September 15, 2011

“Cast no Stones, Ye of Infinite Patience”

(an excerpt from The Life and Times of a New Mommy—as told by the Recent Paterfamilias—per an anecdote related by the New Mommy while on a film set for which she had been propping during the month of August, 2011)

“I sometimes feel bad for the two of them, my daughter and my dog. I mean, he [the Recent Paterfamilias] is fantastic with her, he really is, and with the dog, too, of course, but it’s just that, he’s not…how should I say it…he’s not in possession of endless reserves of patience. I don’t mean to say that I’m the better parent. It’s just that…well…it’s just that I have more patience than he does…with the baby, and with the dog, and with them together. So I feel sorry for the two of them, the baby and the dog. He doesn’t mean to be impatient. It’s only that he...well, I don’t know how to say it without seeming like a bad person…”

[Cut to: the following day on set; the New Mommy is speaking with the same crew members to which she had been speaking the day before during yet another lull in the day’s shooting schedule]

“Remember what I was saying yesterday? About my husband’s whole lack of patience? Well, when I got home this morning [the film was shooting “nights,” and was thusly “night dependent,” which resulted in crew members reaching their respective domiciles sometime after daybreak], I thought I’d do the right thing and run the dog out. He [the R.P.] and the baby were still asleep.

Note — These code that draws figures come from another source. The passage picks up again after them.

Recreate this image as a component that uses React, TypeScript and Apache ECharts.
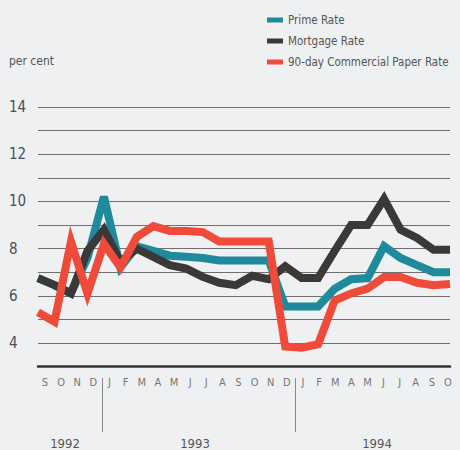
import React, { useEffect, useRef } from "react";
import * as echarts from "echarts";

// Sep 1992 .. Oct 1994, monthly
const periods = [
  "1992-09","1992-10","1992-11","1992-12",
  "1993-01","1993-02","1993-03","1993-04","1993-05","1993-06","1993-07","1993-08","1993-09","1993-10","1993-11","1993-12",
  "1994-01","1994-02","1994-03","1994-04","1994-05","1994-06","1994-07","1994-08","1994-09","1994-10",
];
const monthLetters = ["S","O","N","D","J","F","M","A","M","J","J","A","S","O","N","D","J","F","M","A","M","J","J","A","S","O"];
const yearLabels = ["1992", "1993", "1994"];

const primeRate = [6.75, 6.45, 6.1, 7.6, 10.2, 7.2, 8.1, 7.9, 7.7, 7.65, 7.6, 7.5, 7.5, 7.5, 7.5, 5.55, 5.55, 5.55, 6.3, 6.7, 6.75, 8.1, 7.6, 7.3, 7.0, 7.0];
const mortgageRate = [6.75, 6.45, 6.1, 7.9, 8.8, 7.45, 8.0, 7.65, 7.3, 7.15, 6.8, 6.55, 6.45, 6.85, 6.7, 7.25, 6.75, 6.75, 7.9, 9.0, 9.0, 10.1, 8.8, 8.45, 7.95, 7.95];
const paperRate = [5.3, 4.9, 8.3, 6.1, 8.2, 7.2, 8.5, 8.95, 8.75, 8.75, 8.7, 8.3, 8.3, 8.3, 8.3, 3.85, 3.8, 3.95, 5.8, 6.1, 6.3, 6.8, 6.8, 6.55, 6.45, 6.5];

const seriesNames = ["Prime Rate", "Mortgage Rate", "90-day Commercial Paper Rate"];
const seriesColors = ["#1f8a9c", "#3a3838", "#f04b3a"];

const FONT = "'DejaVu Sans Condensed', 'Liberation Sans Narrow', sans-serif";

export default function App() {
  const ref = useRef<HTMLDivElement>(null);
  useEffect(() => {
    if (!ref.current) return;
    const chart = echarts.init(ref.current, undefined, { renderer: "svg" });
    const seriesData = [primeRate, mortgageRate, paperRate];
    chart.setOption({
      animation: false,
      backgroundColor: "#eef0f1",
      legend: {
        orient: "vertical",
        left: 262,
        top: 8,
        itemWidth: 16,
        itemHeight: 5,
        itemGap: 7,
        icon: "rect",
        data: seriesNames,
        textStyle: { fontFamily: FONT, fontSize: 11.5, color: "#555", lineHeight: 14 },
      },
      grid: [
        { left: 38, right: 10, top: 107, height: 259.6 },
        { left: 45, right: 12, top: 107, height: 259.6 },
      ],
      xAxis: [
        {
          type: "category",
          gridIndex: 0,
          data: periods,
          boundaryGap: false,
          axisLine: { show: true, lineStyle: { color: "#333", width: 2.5 } },
          axisTick: { show: false },
          axisLabel: { show: false },
          splitLine: { show: false },
        },
        {
          type: "category",
          gridIndex: 1,
          data: monthLetters,
          boundaryGap: false,
          axisLine: { show: false },
          axisTick: { show: false },
          axisLabel: { interval: 0, margin: 10, fontFamily: FONT, fontSize: 11, color: "#777" },
          splitLine: { show: false },
        },
      ],
      yAxis: [
        {
          type: "value",
          gridIndex: 0,
          min: 3,
          max: 14,
          interval: 1,
          axisLine: { show: false },
          axisTick: { show: false },
          axisLabel: {
            align: "left",
            margin: 29,
            fontFamily: FONT,
            fontSize: 15,
            color: "#4a4f5a",
            formatter: (v: number) => (v >= 4 && v % 2 === 0 ? String(v) : ""),
          },
          splitLine: { show: true, lineStyle: { color: "#6f6f6f", width: 1.2 } },
        },
        { type: "value", gridIndex: 1, min: 0, max: 1, show: false },
      ],
      series: seriesNames.map((name, i) => ({
        name,
        type: "line",
        xAxisIndex: 0,
        yAxisIndex: 0,
        data: seriesData[i],
        symbol: "none",
        color: seriesColors[i],
        lineStyle: { width: 8, color: seriesColors[i], join: "miter", cap: "butt" },
        z: 2 + i,
      })),
      graphic: [
        { type: "text", left: 9, top: 55, style: { text: "per cent", fontFamily: FONT, fontSize: 12, fill: "#555" } },
        { type: "line", shape: { x1: 102.5, y1: 378, x2: 102.5, y2: 432 }, style: { stroke: "#888", lineWidth: 1 } },
        { type: "line", shape: { x1: 295.5, y1: 378, x2: 295.5, y2: 432 }, style: { stroke: "#888", lineWidth: 1 } },
        ...yearLabels.map((t, i) => ({
          type: "text",
          x: [65, 195, 377][i],
          y: 443,
          style: { text: t, fontFamily: FONT, fontSize: 13, fill: "#555", align: "center", verticalAlign: "middle" },
        })),
      ],
    });
    return () => chart.dispose();
  }, []);
  return (
    <div
      ref={ref}
      style={{ position: "fixed", left: 0, top: 0, width: 460, height: 450, background: "#eef0f1" }}
    />
  );
}
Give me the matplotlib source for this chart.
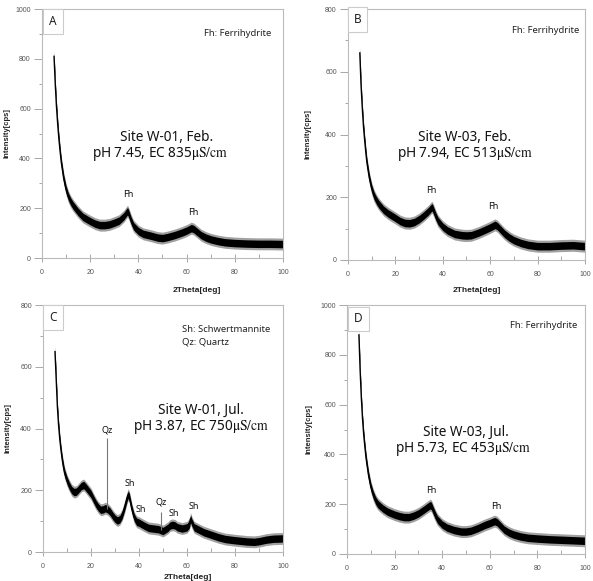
import matplotlib
matplotlib.use("Agg")
import matplotlib.pyplot as plt
from matplotlib.ticker import MultipleLocator

plt.rcParams['mathtext.fontset'] = 'stix'

# --- data ---
two_theta_a = [5, 5.5, 6, 6.5, 7, 7.5, 8, 9, 10, 11, 12, 13, 15, 17, 20, 22, 24, 26, 28, 30, 32, 34, 35, 35.5, 36,
               37, 38, 40, 42, 45, 48, 50, 52, 55, 58, 60, 62, 63, 64, 66, 68, 70, 73, 76, 80, 85, 90, 95, 100]
intensity_a = [810, 700, 610, 540, 480, 430, 385, 320, 275, 245, 225, 210, 185, 165, 148, 138, 132, 132, 135, 142,
               150, 168, 182, 188, 178, 150, 128, 108, 97, 90, 82, 80, 84, 92, 102, 110, 120, 116, 108, 92, 82, 75,
               68, 63, 60, 58, 57, 57, 56]

two_theta_b = [5, 5.5, 6, 6.5, 7, 7.5, 8, 9, 10, 11, 12, 13, 15, 17, 20, 22, 24, 26, 28, 30, 32, 34, 35, 35.5, 36,
               37, 38, 40, 42, 45, 48, 50, 52, 55, 58, 60, 62, 63, 64, 66, 68, 70, 73, 76, 80, 85, 90, 95, 100]
intensity_b = [660, 560, 490, 430, 385, 345, 310, 262, 228, 205, 190, 178, 160, 148, 134, 124, 118, 117, 121, 130,
               142, 156, 165, 168, 160, 140, 124, 106, 94, 83, 79, 78, 79, 87, 97, 104, 112, 108, 100, 84, 72, 63,
               54, 48, 44, 44, 46, 47, 44]

two_theta_c = [5, 5.5, 6, 6.5, 7, 7.5, 8, 8.5, 9, 10, 11, 12, 13, 14, 15, 16, 17, 18, 19, 20, 21, 22, 23, 24, 25,
               26, 27, 28, 29, 30, 31, 32, 33, 34, 35, 35.5, 36, 37, 38, 39, 40, 42, 44, 46, 48, 50, 52, 53, 54,
               55, 56, 58, 60, 61, 61.5, 62, 63, 65, 67, 70, 73, 76, 80, 85, 88, 90, 93, 96, 100]
intensity_c = [649, 560, 470, 410, 365, 330, 300, 276, 256, 232, 214, 200, 194, 196, 205, 214, 217, 208, 198, 188,
               172, 157, 145, 137, 138, 142, 138, 130, 118, 108, 102, 106, 120, 145, 175, 186, 178, 140, 112, 98,
               95, 86, 78, 76, 74, 68, 78, 86, 88, 86, 80, 76, 80, 90, 108, 96, 80, 72, 64, 56, 48, 42, 38, 34,
               33, 35, 40, 43, 44]
quartz_pos_c = [26.8, 49.1]
quartz_top_c = [369, 130]
quartz_base_c = [140, 70]

two_theta_d = [5, 5.5, 6, 6.5, 7, 7.5, 8, 9, 10, 11, 12, 13, 15, 17, 20, 22, 24, 26, 28, 30, 32, 34, 35, 35.5, 36,
               37, 38, 40, 42, 45, 48, 50, 52, 55, 58, 60, 62, 63, 64, 66, 68, 70, 73, 76, 80, 85, 90, 95, 100]
intensity_d = [880, 740, 630, 545, 480, 430, 385, 318, 270, 238, 215, 200, 183, 170, 158, 152, 148, 148, 154, 163,
               176, 190, 196, 192, 180, 157, 138, 118, 106, 96, 90, 90, 93, 104, 117, 124, 132, 128, 118, 98, 86,
               78, 70, 65, 62, 59, 57, 55, 53]

panel_letters = ['A', 'B', 'C', 'D']
site_lines = ['Site W-01, Feb.', 'Site W-03, Feb.', 'Site W-01, Jul.', 'Site W-03, Jul.']
chem_lines = ['pH 7.45, EC 835', 'pH 7.94, EC 513', 'pH 3.87, EC 750', 'pH 5.73, EC 453']
y_max = [1000, 800, 800, 1000]

SPINE = '#bbbbbb'
TICK = '#555555'
SANS = ['Noto Sans', 'DejaVu Sans']


def draw_pattern(ax, x, y, noise):
    lo = [v - noise * 1.6 for v in y]
    hi = [v + noise * 1.6 for v in y]
    ax.fill_between(x, lo, hi, color='#444444', alpha=0.5, lw=0)
    lo = [v - noise for v in y]
    hi = [v + noise for v in y]
    ax.fill_between(x, lo, hi, color='black', lw=0)
    ax.plot(x, y, color='black', lw=1.0)


def style_axes(ax, ymax):
    ax.set_xlim(0, 100)
    ax.set_ylim(0, ymax)
    ax.xaxis.set_major_locator(MultipleLocator(20))
    ax.xaxis.set_minor_locator(MultipleLocator(10))
    ax.yaxis.set_major_locator(MultipleLocator(200))
    ax.yaxis.set_minor_locator(MultipleLocator(100))
    for s in ax.spines.values():
        s.set_color(SPINE)
        s.set_linewidth(0.8)
    ax.tick_params(axis='x', which='major', direction='inout', length=6, width=0.6, color='#999999',
                   labelsize=5, labelcolor=TICK, pad=5)
    ax.tick_params(axis='x', which='minor', direction='in', length=3, width=0.6, color='#999999')
    ax.tick_params(axis='y', which='major', direction='out', length=6, width=0.6, color='#999999',
                   labelsize=5, labelcolor=TICK, pad=2)
    ax.tick_params(axis='y', which='minor', direction='out', length=2.5, width=0.6, color='#999999')
    for lab in ax.get_xticklabels() + ax.get_yticklabels():
        lab.set_family('Liberation Sans')


def panel_letter(ax, letter, fx, fy):
    ax.text(fx, fy, letter, transform=ax.transAxes, ha='center', va='center', fontsize=8.5, family=SANS,
            color='#222222',
            bbox=dict(boxstyle='square,pad=0.5', fc='white', ec='#cccccc', lw=0.8))


fig = plt.figure(figsize=(5.93, 5.81), dpi=100)
ax_a = fig.add_axes([0.0708, 0.5559, 0.4064, 0.4286])
ax_b = fig.add_axes([0.5868, 0.5525, 0.3997, 0.4320])
ax_c = fig.add_axes([0.0725, 0.0499, 0.4047, 0.4251])
ax_d = fig.add_axes([0.5852, 0.0465, 0.4013, 0.4285])
axes = [ax_a, ax_b, ax_c, ax_d]

draw_pattern(ax_a, two_theta_a, intensity_a, 15)
draw_pattern(ax_b, two_theta_b, intensity_b, 12)
draw_pattern(ax_c, two_theta_c, intensity_c, 12)
draw_pattern(ax_d, two_theta_d, intensity_d, 15)
ax_c.vlines(quartz_pos_c, quartz_base_c, quartz_top_c, color='#777777', lw=0.8)

for ax, ymax in zip(axes, y_max):
    style_axes(ax, ymax)
    ax.set_ylabel('Intensity[cps]', fontsize=5.5, fontweight='bold', family='Liberation Sans', color='#222222')

ax_a.yaxis.set_label_coords(-0.129, 0.5)
ax_b.yaxis.set_label_coords(-0.152, 0.5)
ax_c.yaxis.set_label_coords(-0.133, 0.5)
ax_d.yaxis.set_label_coords(-0.147, 0.5)

for ax, xc, yc in [(ax_a, 0.643, -0.116), (ax_b, 0.544, -0.108), (ax_c, 0.604, -0.089)]:
    ax.set_xlabel('2Theta[deg]', fontsize=6, fontweight='bold', family='Liberation Sans', color='#222222')
    ax.xaxis.set_label_coords(xc, yc)

# panel letters
panel_letter(ax_a, panel_letters[0], 0.046, 0.950)
panel_letter(ax_b, panel_letters[1], 0.040, 0.958)
panel_letter(ax_c, panel_letters[2], 0.042, 0.951)
panel_letter(ax_d, panel_letters[3], 0.048, 0.944)

# mineral keys
key_kw = dict(va='center', fontsize=6.8, family=SANS, color='#222222')
ax_a.text(0.95, 0.90, 'Fh: Ferrihydrite', transform=ax_a.transAxes, ha='right', **key_kw)
ax_b.text(0.975, 0.916, 'Fh: Ferrihydrite', transform=ax_b.transAxes, ha='right', **key_kw)
ax_d.text(0.966, 0.916, 'Fh: Ferrihydrite', transform=ax_d.transAxes, ha='right', **key_kw)
ax_c.text(0.579, 0.899, 'Sh: Schwertmannite', transform=ax_c.transAxes, ha='left', **key_kw)
ax_c.text(0.579, 0.850, 'Qz: Quartz', transform=ax_c.transAxes, ha='left', **key_kw)

# site descriptions
site_pos = [(51.9, 486, 49.0, 418), (49.4, 392, 49.4, 338), (65.8, 460, 65.8, 405), (50.0, 490, 48.7, 420)]
for ax, site, chem, (sx, sy, cx, cy) in zip(axes, site_lines, chem_lines, site_pos):
    ax.text(sx, sy, site, ha='center', va='center', fontsize=9.8, family=SANS, color='#111111')
    ax.text(cx, cy, chem + r'$\mathrm{\mu S/cm}$', ha='center', va='center', fontsize=9.8, family=SANS,
            color='#111111')

# peak labels
peak_kw = dict(ha='center', va='center', fontsize=6.5, family=SANS, color='#111111')
ax_a.text(35.7, 257, 'Fh', **peak_kw)
ax_a.text(62.7, 181, 'Fh', **peak_kw)
ax_b.text(35.0, 220, 'Fh', **peak_kw)
ax_b.text(61.2, 172, 'Fh', **peak_kw)
ax_d.text(35.3, 253, 'Fh', **peak_kw)
ax_d.text(62.6, 189, 'Fh', **peak_kw)
ax_c.text(26.7, 395, 'Qz', **peak_kw)
ax_c.text(36.2, 223, 'Sh', **peak_kw)
ax_c.text(40.7, 139, 'Sh', **peak_kw)
ax_c.text(49.1, 162, 'Qz', **peak_kw)
ax_c.text(54.6, 126, 'Sh', **peak_kw)
ax_c.text(62.9, 149, 'Sh', **peak_kw)

fig.savefig('out.png', dpi=100)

I felt bad for the dog as he usually gets the short end of the stick now that the baby’s here, plus, he’s got to deal with [R.P.’s] temper, so I ran him out.

“Well, after five or six minutes outside, I found myself screaming at the damn dog, in public, on the sidewalk, with all these people looking at me, people going to the gym and to work, and then here I am, yelling in a loud voice, ‘You have to stop behaving like a f----ing idiot!’”

“What was he doing?” a camera operator who’d been a part of the conversation asked.

“He was trying to attack a street sweeper.”

“A what?”

“A street sweeper.”





The end.

[It would appear that the combination of a human infant, several consecutive long workdays, and a dependably ill-behaved, and willfully disobedient, canine can ultimately exhaust the patience of even the most tolerant soul upon the face of the earth, which, frankly, should cause the remainder of us who find ourselves in this life lacking in such unplumbable reserves of understanding, compassion, and empathy to consider ourselves fortunate that there are others out there who are willing and able to step in and pick up our slack, should we shuffle and stumble and lose what is left of our, admittedly, limited allowances of patience.]